> WHAT YOU SHOULD DO
Restate the data below word for word. Skip any images it contains.

START INFORMATION SHOWN

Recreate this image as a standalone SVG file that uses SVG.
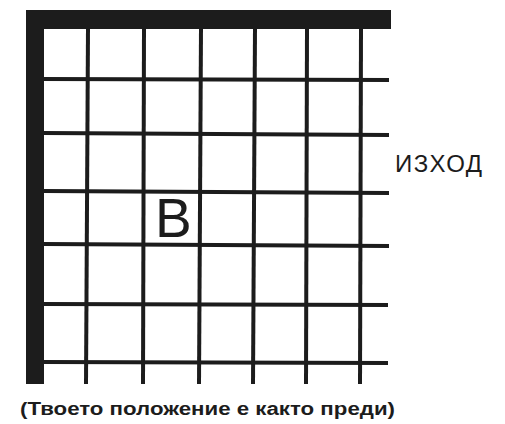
<svg xmlns="http://www.w3.org/2000/svg" width="505" height="424" viewBox="0 0 505 424">
<style>
.wall{fill:#1c1c1c}
.g line{stroke:#1c1c1c;stroke-width:4}
.t{font-family:"Liberation Sans",Arial,sans-serif;fill:#1c1c1c}
</style>
<rect width="505" height="424" fill="#ffffff"/>
<g id="walls">
<rect class="wall" x="26" y="10" width="365" height="19"/>
<rect class="wall" x="26" y="10" width="18" height="374"/>
</g>
<g id="grid" class="g">
<line x1="88" y1="28" x2="86" y2="384"/>
<line x1="144" y1="28" x2="143" y2="384"/>
<line x1="201" y1="28" x2="199" y2="384"/>
<line x1="255" y1="28" x2="253" y2="384"/>
<line x1="307" y1="28" x2="306" y2="384"/>
<line x1="361" y1="28" x2="360" y2="384"/>
<line x1="44" y1="79" x2="389" y2="80"/>
<line x1="44" y1="133" x2="389" y2="135"/>
<line x1="44" y1="191" x2="389" y2="193"/>
<line x1="44" y1="244" x2="389" y2="246"/>
<line x1="44" y1="304" x2="388" y2="305"/>
<line x1="44" y1="362" x2="388" y2="363"/>
</g>
<g id="labels">
<text class="t" x="395" y="172" font-size="24" textLength="87">ИЗХОД</text>
<text class="t" x="155" y="237" font-size="55">В</text>
<text class="t" x="20" y="415" font-size="18" font-weight="bold" textLength="375" lengthAdjust="spacingAndGlyphs">(Твоето положение е както преди)</text>
</g>
</svg>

END INFORMATION SHOWN

> REPLY
Recreate this image as a standalone SVG file that uses SVG.
<svg xmlns="http://www.w3.org/2000/svg" width="505" height="424" viewBox="0 0 505 424">
<style>
.wall{fill:#1c1c1c}
.g line{stroke:#1c1c1c;stroke-width:4}
.t{font-family:"Liberation Sans",Arial,sans-serif;fill:#1c1c1c}
</style>
<rect width="505" height="424" fill="#ffffff"/>
<g id="walls">
<rect class="wall" x="26" y="10" width="365" height="19"/>
<rect class="wall" x="26" y="10" width="18" height="374"/>
</g>
<g id="grid" class="g">
<line x1="88" y1="28" x2="86" y2="384"/>
<line x1="144" y1="28" x2="143" y2="384"/>
<line x1="201" y1="28" x2="199" y2="384"/>
<line x1="255" y1="28" x2="253" y2="384"/>
<line x1="307" y1="28" x2="306" y2="384"/>
<line x1="361" y1="28" x2="360" y2="384"/>
<line x1="44" y1="79" x2="389" y2="80"/>
<line x1="44" y1="133" x2="389" y2="135"/>
<line x1="44" y1="191" x2="389" y2="193"/>
<line x1="44" y1="244" x2="389" y2="246"/>
<line x1="44" y1="304" x2="388" y2="305"/>
<line x1="44" y1="362" x2="388" y2="363"/>
</g>
<g id="labels">
<text class="t" x="395" y="172" font-size="24" textLength="87">ИЗХОД</text>
<text class="t" x="155" y="237" font-size="55">В</text>
<text class="t" x="20" y="415" font-size="18" font-weight="bold" textLength="375" lengthAdjust="spacingAndGlyphs">(Твоето положение е както преди)</text>
</g>
</svg>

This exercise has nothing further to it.